Let’s stipulate that John McCain’s pick of Alaska Governor Sarah Palin as his running mate was a big surprise. But if you were playing a television drinking game keyed to the word maverick, you would have spent most of the holiday weekend flat out under the table, such was the ad nauseum use of the word by the media and political elites to describe both McCain and Palin over the past few days.
It is true the choice of Palin is a gamble, for all of the reasons now being furiously chewed over in the media. But there is another way McCain could have truly demonstrated his maverick credentials. He could have picked former Pennsylvania Governor Tom Ridge or Connecticut Senator Joe Lieberman (my earlier comments aside) as his vice presidential nominee. As we are now learning from additional reporting, McCain really wanted either of these men as his partner, but was ultimately dissuaded by staff from doing so, for fear of a convention floor backlash against their pro-choice credentials.

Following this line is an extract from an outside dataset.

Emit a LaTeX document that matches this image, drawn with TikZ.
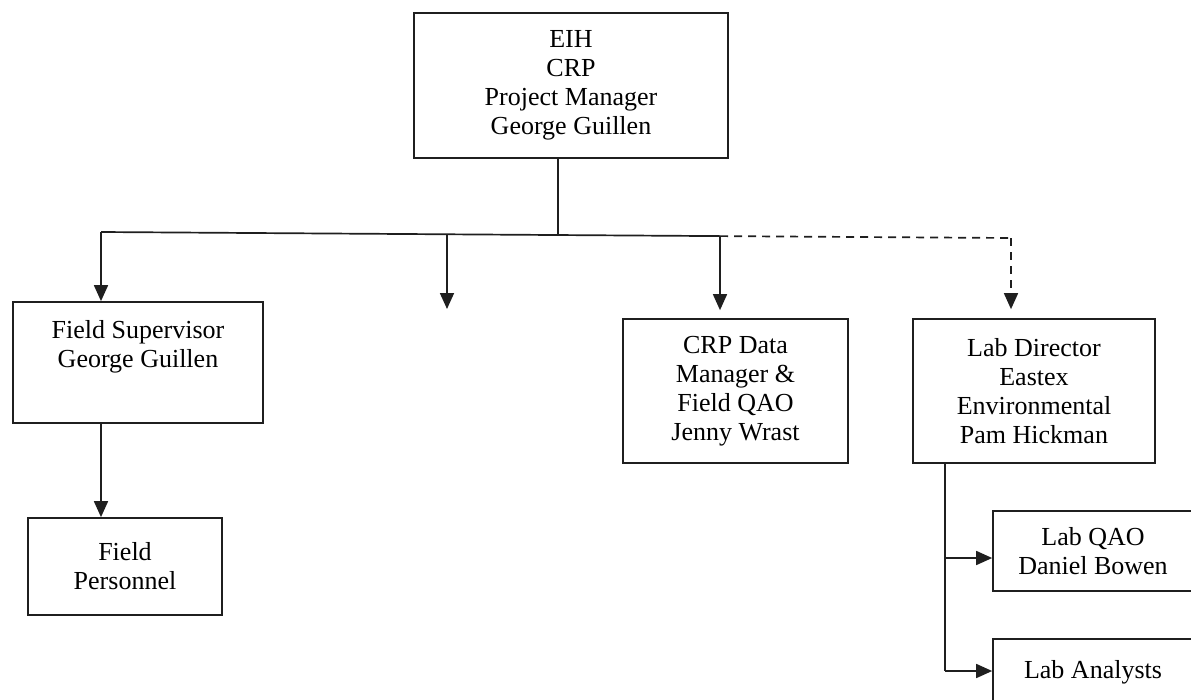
\documentclass[tikz,border=0pt]{standalone}
\usepackage{fontspec}
\setmainfont{Liberation Serif}
\usetikzlibrary{arrows.meta}
\tikzset{
  ink/.style={draw=black!88, line width=1.7pt},
  box/.style={ink, rectangle, inner sep=0pt, align=center,
    font=\fontsize{26}{29}\selectfont},
  label text/.style={inner sep=0pt, align=center, font=\fontsize{26}{29}\selectfont},
  link/.style={ink, -{Triangle[length=16pt,width=14pt]}},
  dashlink/.style={link, dash pattern=on 8pt off 6pt},
}
\begin{document}
\begin{tikzpicture}[x=1pt, y=-1pt]
  \useasboundingbox (0,0) rectangle (1191,699);

  % boxes
  \node[box, minimum width=314pt, minimum height=145pt] (pm) at (571,85.5)
    {EIH\\CRP\\Project Manager\\George Guillen};
  \node[box, minimum width=250pt, minimum height=121pt] (fs) at (138,362.5) {};
  \node[label text, anchor=north] (fstext) at (138,320)
    {Field Supervisor\\George Guillen};
  \node[box, minimum width=194pt, minimum height=97pt] (fp) at (125,566.5)
    {Field\\Personnel};
  \node[box, minimum width=225pt, minimum height=144pt] (crp) at (735.5,391)
    {CRP Data\\Manager \&\\Field QAO\\Jenny Wrast};
  \node[box, minimum width=242pt, minimum height=144pt] (lab) at (1034,391)
    {Lab Director\\Eastex\\Environmental\\Pam Hickman};
  \node[box, minimum width=200pt, minimum height=80pt] (qao) at (1093,551)
    {Lab QAO\\Daniel Bowen};
  \node[box, minimum width=200pt, minimum height=66pt] (ana) at (1093,672)
    {Lab Analysts};

  % distribution bus below the project manager
  \coordinate (trunk) at (558,235);
  \coordinate (busL) at (101,232);
  \coordinate (busM) at (447,234.3);
  \coordinate (busC) at (720,236.1);
  \coordinate (busR) at (1011,238);
  \coordinate (midEnd) at (447,309);

  \draw[ink] (pm.south -| trunk) -- (trunk);
  \draw[ink] (busL) -- (busC);
  \draw[ink, dash pattern=on 8pt off 6pt] (busC) -- (busR);

  \draw[link] (busL) -- (busL |- fs.north);
  \draw[link] (busM) -- (midEnd);
  \draw[link, shorten >=8pt] (busC) -- (busC |- crp.north);
  \draw[dashlink, shorten >=9pt] (busR) -- (busR |- lab.north);

  % field branch
  \draw[link] (busL |- fs.south) -- (busL |- fp.north);

  % laboratory branch
  \coordinate (labTrunk) at (945,463);
  \coordinate (toQao) at (945,558);
  \coordinate (toAna) at (945,671);
  \draw[ink] (labTrunk |- lab.south) -- (toAna);
  \draw[link] (toQao) -- (toQao -| qao.west);
  \draw[link] (toAna) -- (toAna -| ana.west);
\end{tikzpicture}
\end{document}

Once those two options were off the table, McCain quickly settled on Palin, a darling of the party’s right wing. So, in one sense, McCain was actually captured by social conservatives, who exercised a veto over his true vice presidential preference. McCain may now believe Palin is his political soul mate, but by picking someone who hit the sweet spot of his own party’s base, McCain didn't necessarily make himself any more of a maverick.